Blog posted On January 23, 2017
Mortgage rates went up last week and the Department of Housing and Urban Development suspended their plan to cut mortage insurance premiums on Federal Housing Administration Loans. This week, there will be important housing reports including existing home sales, the Federal Housing Finance Agency’s House Price Index, and new home sales.
Existing home sales make up the majority of home sales, accounting for a larger market share than new home sales. Thus, existing home sales provide a more complete look at housing market demand and where it is headed. Last month, existing home sales posted a slight month-over-month gain, but a significant year-over-year gain.
The Federal Housing Finance Agency’s House Price Index (FHFA HPI) is compiled with data from Fannie Mae and Freddie Mac, and limited to the ceiling amount for conforming loans purchased by the government-sponsored enterprises. Since Fannie and Freddie-backed loans contribute a significant amount of the mortgage market, this index is a good indicator of home values and their impact on housing and the consumer economy. The FHFA HPI does not measure FHA, VA, or mortgages insured by other federal entities.

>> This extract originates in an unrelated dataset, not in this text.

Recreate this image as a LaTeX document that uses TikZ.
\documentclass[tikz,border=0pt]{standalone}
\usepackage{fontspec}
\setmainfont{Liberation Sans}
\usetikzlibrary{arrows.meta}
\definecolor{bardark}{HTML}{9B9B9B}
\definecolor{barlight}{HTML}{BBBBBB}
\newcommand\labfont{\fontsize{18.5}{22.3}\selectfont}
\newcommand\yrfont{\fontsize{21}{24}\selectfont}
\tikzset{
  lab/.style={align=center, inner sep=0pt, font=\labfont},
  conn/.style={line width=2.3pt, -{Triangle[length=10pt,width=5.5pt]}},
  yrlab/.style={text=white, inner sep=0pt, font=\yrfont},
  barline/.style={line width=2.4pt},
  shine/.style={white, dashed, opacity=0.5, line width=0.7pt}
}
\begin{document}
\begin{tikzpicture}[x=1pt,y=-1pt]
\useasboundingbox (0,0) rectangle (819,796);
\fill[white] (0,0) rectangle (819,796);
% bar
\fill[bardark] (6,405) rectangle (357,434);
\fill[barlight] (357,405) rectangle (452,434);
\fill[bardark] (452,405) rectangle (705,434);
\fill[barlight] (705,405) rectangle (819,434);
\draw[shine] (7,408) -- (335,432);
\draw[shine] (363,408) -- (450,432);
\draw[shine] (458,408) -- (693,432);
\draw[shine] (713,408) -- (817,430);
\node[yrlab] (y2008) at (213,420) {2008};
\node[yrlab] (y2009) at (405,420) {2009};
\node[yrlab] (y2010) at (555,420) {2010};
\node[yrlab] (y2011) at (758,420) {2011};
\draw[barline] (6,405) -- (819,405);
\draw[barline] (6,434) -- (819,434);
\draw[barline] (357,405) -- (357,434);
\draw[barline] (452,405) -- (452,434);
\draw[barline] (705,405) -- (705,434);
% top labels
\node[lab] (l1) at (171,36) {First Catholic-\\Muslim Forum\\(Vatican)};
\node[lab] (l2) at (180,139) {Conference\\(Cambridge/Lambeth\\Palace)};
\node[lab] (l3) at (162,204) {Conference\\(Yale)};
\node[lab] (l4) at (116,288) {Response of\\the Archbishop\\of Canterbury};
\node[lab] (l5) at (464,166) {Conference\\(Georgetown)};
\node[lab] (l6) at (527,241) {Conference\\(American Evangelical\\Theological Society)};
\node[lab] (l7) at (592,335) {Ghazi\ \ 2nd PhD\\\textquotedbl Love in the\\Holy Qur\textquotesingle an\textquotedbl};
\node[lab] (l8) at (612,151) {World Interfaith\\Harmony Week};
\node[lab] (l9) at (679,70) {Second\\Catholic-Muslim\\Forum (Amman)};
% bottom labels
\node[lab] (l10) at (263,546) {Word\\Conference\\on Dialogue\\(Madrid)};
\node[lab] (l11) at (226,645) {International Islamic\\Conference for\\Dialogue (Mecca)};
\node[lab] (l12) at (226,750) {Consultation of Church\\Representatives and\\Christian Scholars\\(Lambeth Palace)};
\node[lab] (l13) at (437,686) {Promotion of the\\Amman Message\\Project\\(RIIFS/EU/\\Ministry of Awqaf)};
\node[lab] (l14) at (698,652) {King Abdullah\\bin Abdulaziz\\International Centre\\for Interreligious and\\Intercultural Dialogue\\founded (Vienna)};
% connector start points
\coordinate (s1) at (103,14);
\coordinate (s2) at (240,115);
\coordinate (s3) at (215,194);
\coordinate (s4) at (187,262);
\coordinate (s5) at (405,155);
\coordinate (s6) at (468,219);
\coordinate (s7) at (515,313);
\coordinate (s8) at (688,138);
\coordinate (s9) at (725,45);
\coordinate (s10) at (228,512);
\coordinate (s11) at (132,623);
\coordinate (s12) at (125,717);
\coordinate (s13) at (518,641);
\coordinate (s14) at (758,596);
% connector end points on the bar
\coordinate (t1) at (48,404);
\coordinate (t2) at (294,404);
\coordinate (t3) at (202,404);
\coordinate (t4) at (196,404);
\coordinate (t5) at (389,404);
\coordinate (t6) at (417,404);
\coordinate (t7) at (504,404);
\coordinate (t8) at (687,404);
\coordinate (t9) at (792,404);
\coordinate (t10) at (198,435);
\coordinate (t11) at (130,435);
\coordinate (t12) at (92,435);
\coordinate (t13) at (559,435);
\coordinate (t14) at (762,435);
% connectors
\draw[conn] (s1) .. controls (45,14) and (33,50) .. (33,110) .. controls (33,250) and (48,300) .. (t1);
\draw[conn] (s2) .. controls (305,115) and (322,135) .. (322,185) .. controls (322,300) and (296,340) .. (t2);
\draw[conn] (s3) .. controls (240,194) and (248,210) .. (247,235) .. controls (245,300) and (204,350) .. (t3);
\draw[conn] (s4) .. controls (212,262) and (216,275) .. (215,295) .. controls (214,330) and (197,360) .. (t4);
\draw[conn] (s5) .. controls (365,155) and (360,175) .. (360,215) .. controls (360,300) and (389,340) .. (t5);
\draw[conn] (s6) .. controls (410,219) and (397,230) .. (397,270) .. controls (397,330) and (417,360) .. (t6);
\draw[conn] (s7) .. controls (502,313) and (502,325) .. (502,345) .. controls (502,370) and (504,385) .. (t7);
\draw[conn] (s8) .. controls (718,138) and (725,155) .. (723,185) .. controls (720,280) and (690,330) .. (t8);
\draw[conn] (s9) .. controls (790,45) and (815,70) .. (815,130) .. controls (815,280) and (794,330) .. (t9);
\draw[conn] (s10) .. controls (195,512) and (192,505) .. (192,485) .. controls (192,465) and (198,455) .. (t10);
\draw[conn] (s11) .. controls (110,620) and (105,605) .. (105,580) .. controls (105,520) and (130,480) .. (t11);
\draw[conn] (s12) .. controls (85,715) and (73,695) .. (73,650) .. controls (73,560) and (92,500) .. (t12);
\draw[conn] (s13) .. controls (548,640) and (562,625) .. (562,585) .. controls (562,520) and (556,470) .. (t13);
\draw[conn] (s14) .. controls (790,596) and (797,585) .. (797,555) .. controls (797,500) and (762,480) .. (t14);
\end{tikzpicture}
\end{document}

New home sales also provide a gauge on housing market demand. This report measures the committed sales of newly constructed homes. This metric is an important economic indicator, because new home sales drive other purchases like appliances, furniture, and other post construction furnishings to make the home move-in ready.
Last week, the National Association of Homebuilders’ confidence index posted strong numbers and housing starts surged. Even with recent increases, mortgage rates remain low and recent housing reports are strong.